Food Threat

Climate change is already imperiling the most basic of all human functions – the ability to feed ourselves.

Drought on FarmWheat, corn and rice account for most of the food that humans consume.  Their production is already suffering from climate change but wheat is the grain that is most vulnerable to high temperatures and will be especially hard hit over the coming years.

Scientists project that by 2050 the leading wheat belts in the U.S. and Canadian Midwest, northern China, India, Russia, and Australia will on average experience hotter summers than the hottest summers that are now on record and the International Food Policy Research Institute (IFPRI) reports that wheat production could decline between 23 and 27 percent in that time period.

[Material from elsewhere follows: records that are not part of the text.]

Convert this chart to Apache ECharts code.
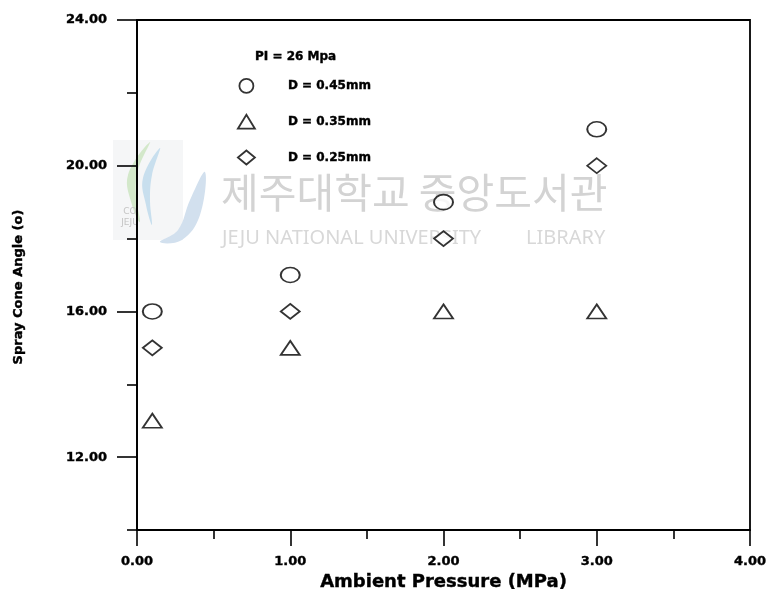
<!DOCTYPE html>
<html>
<head>
<meta charset="utf-8">
<script src="https://cdn.jsdelivr.net/npm/echarts@6/dist/echarts.min.js"></script>
<style>
html,body{margin:0;padding:0;background:#fff;}
#chart{width:774px;height:598px;}
</style>
</head>
<body>
<div id="chart"></div>
<script>
// ---- data ----
const ambientPressure = [0.1, 1.0, 2.0, 3.0];
const angleD045 = [16, 17, 19, 21];
const angleD035 = [13, 15, 16, 16];
const angleD025 = [15, 16, 18, 20];
const seriesNames = ['D = 0.45mm', 'D = 0.35mm', 'D = 0.25mm'];
const yMajorTicks = [12, 16, 20, 24];
const yMinorTicks = [10, 14, 18, 22];
const legendTitle = 'PI = 26 Mpa';
const xAxisTitle = 'Ambient Pressure (MPa)';
const yAxisTitle = 'Spray Cone Angle (o)';

const FONT = 'DejaVu Sans';
const toPairs = (xs, ys) => xs.map((x, i) => [x, ys[i]]);
const markStyle = { color: '#fff', borderColor: '#000', borderWidth: 1.8 };
const heavy = { textBorderColor: '#000', textBorderWidth: 0.4 };

const chart = echarts.init(document.getElementById('chart'), null, { renderer: 'canvas' });

const option = {
  backgroundColor: '#fff',
  animation: false,
  title: {
    text: legendTitle,
    left: 255, top: 51, padding: 0,
    textStyle: Object.assign({ fontFamily: FONT, fontWeight: 'bold', fontSize: 12, color: '#000' }, heavy)
  },
  legend: {
    orient: 'vertical',
    left: 237, top: 78, padding: 0,
    itemWidth: 17, itemHeight: 14,
    itemGap: 20,
    symbolKeepAspect: false,
    data: seriesNames,
    itemStyle: { color: '#fff', borderColor: '#000', borderWidth: 1.8 },
    textStyle: Object.assign({ fontFamily: FONT, fontWeight: 'bold', fontSize: 12, color: '#000', padding: [0, 0, 0, 28] }, heavy)
  },
  grid: {
    left: 137, right: 24, top: 20, bottom: 68,
    show: true, borderColor: '#000', borderWidth: 1.8, backgroundColor: 'transparent'
  },
  xAxis: {
    type: 'value', min: 0, max: 4, interval: 1,
    name: xAxisTitle, nameLocation: 'middle', nameGap: 38,
    nameTextStyle: Object.assign({ fontFamily: FONT, fontWeight: 'bold', fontSize: 18, color: '#000' }, heavy),
    axisLine: { show: true, lineStyle: { color: '#000', width: 1.8 } },
    axisTick: { show: true, inside: false, length: 16, lineStyle: { color: '#000', width: 1.6 } },
    minorTick: { show: true, splitNumber: 2, length: 9, lineStyle: { color: '#000', width: 1.6 } },
    splitLine: { show: false },
    minorSplitLine: { show: false },
    axisLabel: Object.assign({
      margin: 25, fontFamily: FONT, fontWeight: 'bold', fontSize: 13, color: '#000',
      formatter: v => v.toFixed(2)
    }, heavy)
  },
  yAxis: [
    {
      type: 'value', min: 10, max: 24, interval: 2,
      axisLine: { show: true, lineStyle: { color: '#000', width: 1.8 } },
      axisTick: { show: true, inside: false, length: 20, customValues: yMajorTicks, lineStyle: { color: '#000', width: 1.6 } },
      splitLine: { show: false },
      axisLabel: Object.assign({
        margin: 30, fontFamily: FONT, fontWeight: 'bold', fontSize: 13, color: '#000',
        customValues: yMajorTicks,
        formatter: v => v.toFixed(2)
      }, heavy)
    },
    {
      type: 'value', min: 10, max: 24, interval: 2, position: 'left',
      axisLine: { show: false },
      axisTick: { show: true, inside: false, length: 10, customValues: yMinorTicks, lineStyle: { color: '#000', width: 1.6 } },
      splitLine: { show: false },
      axisLabel: { show: false }
    }
  ],
  graphic: [
    // faint library watermark (part of the scanned reference)
    { type: 'rect', x: 113, y: 140, silent: true, z: -11,
      shape: { width: 70, height: 100 }, style: { fill: '#f5f6f7' } },
    { type: 'polygon', silent: true, z: -10,
      shape: { points: [[150, 142], [128, 175], [132, 205], [140, 222], [136, 195], [138, 170]], smooth: 0.4 },
      style: { fill: '#d3e8ca' } },
    { type: 'polygon', silent: true, z: -10,
      shape: { points: [[160, 148], [143, 178], [146, 205], [152, 225], [150, 200], [152, 175]], smooth: 0.4 },
      style: { fill: '#c8dfee' } },
    { type: 'polygon', silent: true, z: -10,
      shape: { points: [[205, 172], [190, 200], [178, 230], [160, 242], [182, 240], [200, 215]], smooth: 0.4 },
      style: { fill: '#d2e0ee' } },
    { type: 'text', x: 130, y: 206, silent: true, z: -10,
      style: { text: 'CO\nJEJU', font: '9px "DejaVu Sans"', fill: '#c4c4c4', lineHeight: 11, align: 'center' } },
    { type: 'text', x: 221, y: 192, silent: true, z: -10,
      style: { text: '제주대학교 중앙도서관', font: '41px "Noto Sans CJK KR"', fill: '#d3d3d3', verticalAlign: 'middle' } },
    { type: 'text', x: 222, y: 238, silent: true, z: -10,
      style: { text: 'JEJU NATIONAL UNIVERSITY', font: '20px "Noto Sans"', fill: '#d8d8d8', verticalAlign: 'middle' } },
    { type: 'text', x: 526, y: 238, silent: true, z: -10,
      style: { text: 'LIBRARY', font: '20px "Noto Sans"', fill: '#d8d8d8', verticalAlign: 'middle' } },
    // y axis title
    { type: 'text', x: 19, y: 287, rotation: Math.PI / 2,
      style: { text: yAxisTitle, font: 'bold 13px "DejaVu Sans"', fill: '#000', stroke: '#000', lineWidth: 0.4, align: 'center', verticalAlign: 'middle' } }
  ],
  series: [
    { name: seriesNames[0], type: 'scatter', symbol: 'circle', symbolSize: [19, 15],
      itemStyle: markStyle, data: toPairs(ambientPressure, angleD045) },
    { name: seriesNames[1], type: 'scatter', symbol: 'triangle', symbolSize: [19, 14],
      itemStyle: markStyle, data: toPairs(ambientPressure, angleD035) },
    { name: seriesNames[2], type: 'scatter', symbol: 'diamond', symbolSize: [19, 15],
      itemStyle: markStyle, data: toPairs(ambientPressure, angleD025) }
  ]
};
chart.setOption(option);
</script>
</body>
</html>
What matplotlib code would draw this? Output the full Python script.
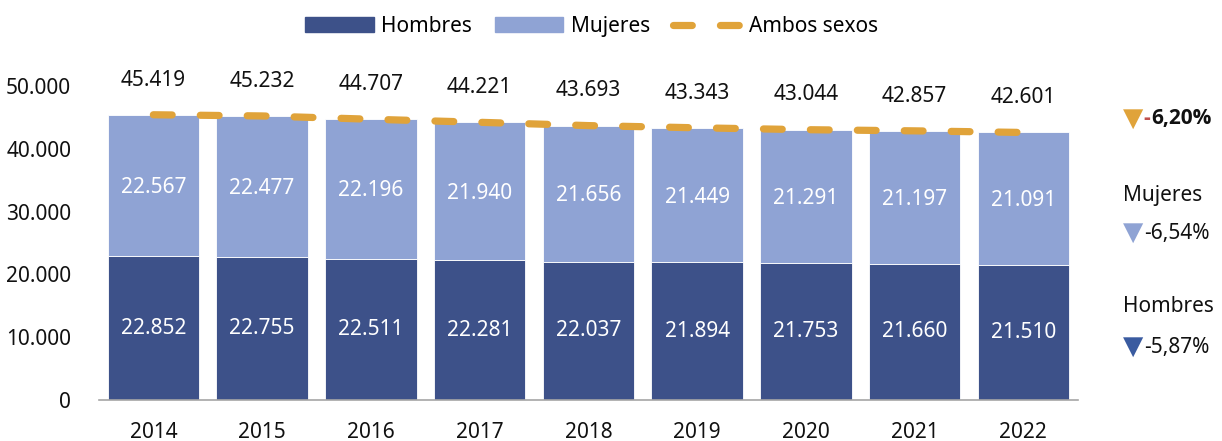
import matplotlib.pyplot as plt
import numpy as np
from matplotlib.patches import Patch
from matplotlib.lines import Line2D

plt.rcParams["font.family"] = ["Noto Sans", "DejaVu Sans"]

years = ["2014", "2015", "2016", "2017", "2018", "2019", "2020", "2021", "2022"]
hombres = [22852, 22755, 22511, 22281, 22037, 21894, 21753, 21660, 21510]
mujeres = [22567, 22477, 22196, 21940, 21656, 21449, 21291, 21197, 21091]

c_h = "#3D5189"
c_m = "#8FA3D4"
c_a = "#E0A33A"


def miles(v):
    return f"{v:,.0f}".replace(",", ".")


def pct(a, b):
    return f"{(b - a) / a * 100:.2f}%".replace(".", ",")


hombres = np.array(hombres)
mujeres = np.array(mujeres)
ambos = hombres + mujeres
x = np.arange(len(years))

fig = plt.figure(figsize=(12.22, 4.41), dpi=100)
ax = fig.add_axes([0.081, 0.093, 0.801, 0.712])

ax.bar(x, hombres, width=0.84, color=c_h, edgecolor="white", linewidth=0.6)
ax.bar(x, mujeres, width=0.84, bottom=hombres, color=c_m, edgecolor="white", linewidth=0.6)
ax.plot(x, ambos, color=c_a, lw=5.2, dashes=(2.6, 3.9), dash_capstyle="round",
        solid_capstyle="round", zorder=3)

for i in x:
    ax.text(i, hombres[i] / 2, miles(hombres[i]), ha="center", va="center",
            color="white", fontsize=15)
    ax.text(i, hombres[i] + mujeres[i] / 2 - 300, miles(mujeres[i]), ha="center",
            va="center", color="white", fontsize=15)
    ax.annotate(miles(ambos[i]), (i, ambos[i]), xytext=(0, 25), textcoords="offset points",
                ha="center", va="center", fontsize=15, color="#111111")

ax.set_xlim(-0.5, len(years) - 0.5)
ax.set_ylim(0, 50000)
ax.set_yticks(range(0, 50001, 10000))
ax.set_yticklabels([miles(v) for v in range(0, 50001, 10000)])
ax.set_xticks(x)
ax.set_xticklabels(years)
ax.tick_params(axis="both", length=0, labelsize=15, colors="#111111")
ax.tick_params(axis="x", pad=16)
ax.tick_params(axis="y", pad=20)
for s in ["top", "right", "left"]:
    ax.spines[s].set_visible(False)
ax.spines["bottom"].set_color("#A6A6A6")
ax.spines["bottom"].set_linewidth(1.2)

handles = [
    Patch(color=c_h, label="Hombres"),
    Patch(color=c_m, label="Mujeres"),
    Line2D([0], [0], color=c_a, lw=5.2, dashes=(2.6, 3.9), dash_capstyle="round",
           label="Ambos sexos"),
]
fig.legend(handles=handles, loc="center", bbox_to_anchor=(0.484, 0.94), ncol=3,
           frameon=False, fontsize=15, handlelength=3.3, handleheight=0.7,
           columnspacing=1.1, handletextpad=0.35)

# variaciones 2014-2022
tx = 0.919
fig.text(tx, 1 - 119 / 441, "▼", color=c_a, fontsize=19, va="center", ha="left",
         family="DejaVu Sans")
fig.text(tx + 0.017, 1 - 119 / 441, "-", color="#C0504D", fontsize=15, va="center",
         ha="left", weight="bold", family="Open Sans")
fig.text(tx + 0.023, 1 - 119 / 441, pct(ambos[0], ambos[-1])[1:], color="#111111",
         fontsize=15, va="center", ha="left", weight="bold", family="Open Sans")

fig.text(tx, 1 - 196 / 441, "Mujeres", fontsize=15, va="center", ha="left", color="#111111")
fig.text(tx, 1 - 233 / 441, "▼", color=c_m, fontsize=19, va="center", ha="left",
         family="DejaVu Sans")
fig.text(tx + 0.017, 1 - 233 / 441, pct(mujeres[0], mujeres[-1]), fontsize=15,
         va="center", ha="left", color="#111111")

fig.text(tx, 1 - 307 / 441, "Hombres", fontsize=15, va="center", ha="left", color="#111111")
fig.text(tx, 1 - 347 / 441, "▼", color="#3A5BA0", fontsize=19, va="center", ha="left",
         family="DejaVu Sans")
fig.text(tx + 0.017, 1 - 347 / 441, pct(hombres[0], hombres[-1]), fontsize=15,
         va="center", ha="left", color="#111111")

fig.savefig("out.png", dpi=100)
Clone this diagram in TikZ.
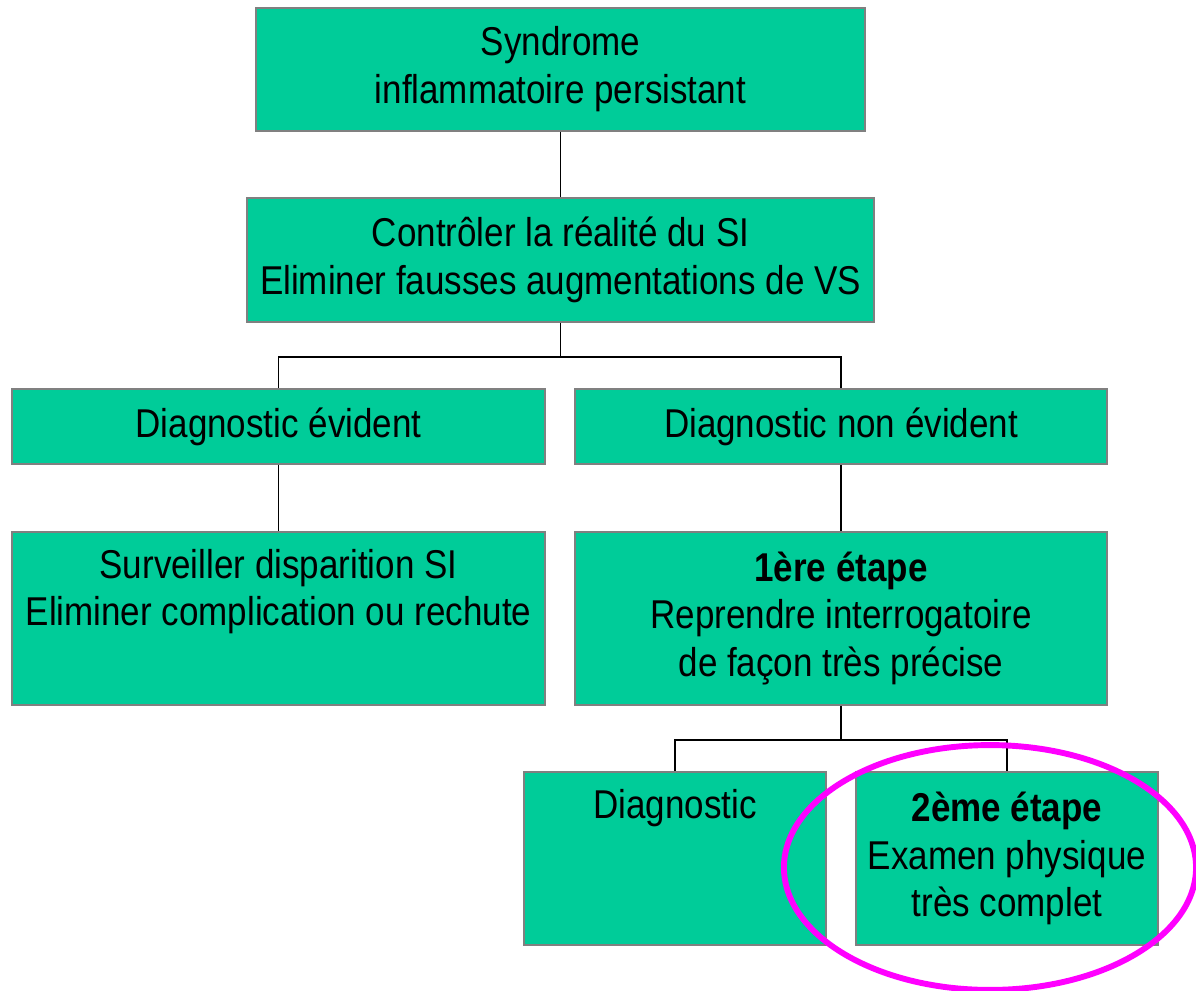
\documentclass[tikz,border=0pt]{standalone}
\usepackage{fontspec}
\setmainfont{Liberation Sans}[FakeStretch=0.87]
\usepackage{tikz}
\definecolor{boxgreen}{RGB}{0,204,153}
\definecolor{boxgray}{RGB}{128,128,128}
\definecolor{ringpink}{RGB}{255,0,255}
\tikzset{
	box/.style 2 args={draw=boxgray,line width=1.2pt,fill=boxgreen,minimum width=#1,minimum height=#2,inner sep=0pt,align=center,font=\fontsize{28.6}{34}\selectfont},
	link/.style={draw=black,line width=1.3pt},
	ring/.style={draw=ringpink,line width=4.2pt}
}

\begin{document}
\begin{tikzpicture}[x=0.025cm,y=-0.025cm]
\useasboundingbox (0,0) rectangle (1196,991);
\node (syn) [box={15.225cm}{3.075cm}] at (560.5,69.5) {Syndrome\\inflammatoire persistant};
\node (ctrl) [box={15.675cm}{3.1cm}] at (560.5,260) {Contrôler la réalité du SI\\Eliminer fausses augmentations de VS};
\node (evid) [box={13.325cm}{1.875cm}] at (278.5,426.5) {Diagnostic évident};
\node (nonev) [box={13.3cm}{1.875cm}] at (841,426.5) {Diagnostic non évident};
\node (surv) [box={13.325cm}{4.325cm}] at (278.5,618.5) {Surveiller disparition SI\\Eliminer complication ou rechute\\\strut};
\node (etape1) [box={13.3cm}{4.325cm}] at (841,618.5) {\textbf{1ère étape}\\Reprendre interrogatoire\\de façon très précise};
\node (diag) [box={7.55cm}{4.325cm}] at (675,858.5) {Diagnostic\\\strut\\\strut};
\node (etape2) [box={7.55cm}{4.325cm}] at (1007,858.5) {\textbf{2ème étape}\\Examen physique\\très complet};
\path[link]
	(syn) -- (ctrl)
	(ctrl.south) -- ++(0,34) -| (evid.north)
	(ctrl.south) ++(0,34) -| (nonev.north)
	(evid) -- (surv)
	(nonev) -- (etape1)
	(etape1.south) -- ++(0,34) -| (diag.north)
	(etape1.south) ++(0,34) -| (etape2.north)
;
\draw[ring] (990,867.5) ellipse [x radius=5.15cm,y radius=3.06cm];
\end{tikzpicture}
\end{document}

Climate change is impacting the oceanic food chain by causing migration of and changes of species.  These can have potentially disastrous effects on those populations that are dependent on the ocean for their supply of food.

Bees

Honeybees are dying on a scale never seen before.  Scientists have not pinpointed a definitive cause although many have leaned toward agricultural pesticides as the culprit. However, it now appears that climate change may be tied to bee pollination decline.  A 17-year study by James Thomson, a University of Toronto ecologist found a 50 percent decline in bee pollination in a pristine environment far from human agriculture.  He speculates that climate change is causing flowering times to be out of sync with the life cycle of their bee pollinators.

According to the USDA, one-third of the food in our diet relies to some extent on bee pollination. More than $15 billion a year in U.S. crops are pollinated by bees, such as apples, berries, cantaloupes, cucumbers, alfalfa and almonds.

As long-standing agricultural practices are disrupted by climate change we can expect food prices to spiral and food shortages and insecurity to cause political instability.  The injustice of it all is that the worst impacts will be felt by those who contributed least to the problem, however, no place will be immune from these impacts.